What needs to be done
Restate all the material verbatim, except for the pictures.

Information shown
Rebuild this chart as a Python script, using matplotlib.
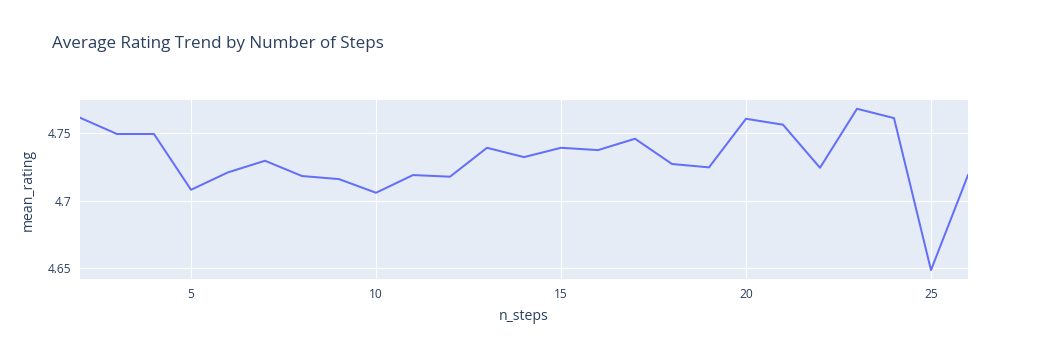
import numpy as np
import matplotlib.pyplot as plt
from matplotlib.ticker import FixedLocator, FixedFormatter

plt.rcParams["font.family"] = ["Open Sans", "DejaVu Sans"]

# Data
n_steps = list(range(2, 27))
mean_rating = [4.7616, 4.7495, 4.7495, 4.7082, 4.7211, 4.7297, 4.7184, 4.7161,
               4.7060, 4.7191, 4.7179, 4.7393, 4.7324, 4.7393, 4.7376, 4.7460,
               4.7273, 4.7248, 4.7608, 4.7564, 4.7245, 4.7682, 4.7613, 4.6487,
               4.7191]
x_ticks = [5, 10, 15, 20, 25]
y_ticks = [4.65, 4.7, 4.75]
y_tick_labels = ["4.65", "4.7", "4.75"]

text_color = "#2a3f5f"
px = 0.72  # points per pixel at dpi 100

fig = plt.figure(figsize=(10.48, 3.6), dpi=100)
ax = fig.add_axes([80 / 1048, (360 - 279.3) / 360, 888 / 1048, 179.3 / 360])
ax.set_facecolor("#e5ecf6")

ax.plot(n_steps, mean_rating, color="#636efa", linewidth=2 * px, zorder=3)

ax.set_xlim(2, 26)
ax.set_ylim(4.6419, 4.7747)
ax.xaxis.set_major_locator(FixedLocator(x_ticks))
ax.yaxis.set_major_locator(FixedLocator(y_ticks))
ax.yaxis.set_major_formatter(FixedFormatter(y_tick_labels))
ax.grid(True, color="white", linewidth=1.2 * px)
ax.set_axisbelow(True)
for s in ax.spines.values():
    s.set_visible(False)
ax.tick_params(length=0, labelsize=12 * px, labelcolor=text_color, pad=6)

ax.set_xlabel("n_steps", fontsize=14 * px, color=text_color, labelpad=6)
ax.set_ylabel("mean_rating", fontsize=14 * px, color=text_color, labelpad=9)

fig.text(52 / 1048, 1 - 44 / 360, "Average Rating Trend by Number of Steps",
         fontsize=17 * px, color=text_color, va="center", ha="left")

fig.savefig("out.png", dpi=100)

Output for this task
Rebuild this chart as a Python script, using matplotlib.
import numpy as np
import matplotlib.pyplot as plt
from matplotlib.ticker import FixedLocator, FixedFormatter

plt.rcParams["font.family"] = ["Open Sans", "DejaVu Sans"]

# Data
n_steps = list(range(2, 27))
mean_rating = [4.7616, 4.7495, 4.7495, 4.7082, 4.7211, 4.7297, 4.7184, 4.7161,
               4.7060, 4.7191, 4.7179, 4.7393, 4.7324, 4.7393, 4.7376, 4.7460,
               4.7273, 4.7248, 4.7608, 4.7564, 4.7245, 4.7682, 4.7613, 4.6487,
               4.7191]
x_ticks = [5, 10, 15, 20, 25]
y_ticks = [4.65, 4.7, 4.75]
y_tick_labels = ["4.65", "4.7", "4.75"]

text_color = "#2a3f5f"
px = 0.72  # points per pixel at dpi 100

fig = plt.figure(figsize=(10.48, 3.6), dpi=100)
ax = fig.add_axes([80 / 1048, (360 - 279.3) / 360, 888 / 1048, 179.3 / 360])
ax.set_facecolor("#e5ecf6")

ax.plot(n_steps, mean_rating, color="#636efa", linewidth=2 * px, zorder=3)

ax.set_xlim(2, 26)
ax.set_ylim(4.6419, 4.7747)
ax.xaxis.set_major_locator(FixedLocator(x_ticks))
ax.yaxis.set_major_locator(FixedLocator(y_ticks))
ax.yaxis.set_major_formatter(FixedFormatter(y_tick_labels))
ax.grid(True, color="white", linewidth=1.2 * px)
ax.set_axisbelow(True)
for s in ax.spines.values():
    s.set_visible(False)
ax.tick_params(length=0, labelsize=12 * px, labelcolor=text_color, pad=6)

ax.set_xlabel("n_steps", fontsize=14 * px, color=text_color, labelpad=6)
ax.set_ylabel("mean_rating", fontsize=14 * px, color=text_color, labelpad=9)

fig.text(52 / 1048, 1 - 44 / 360, "Average Rating Trend by Number of Steps",
         fontsize=17 * px, color=text_color, va="center", ha="left")

fig.savefig("out.png", dpi=100)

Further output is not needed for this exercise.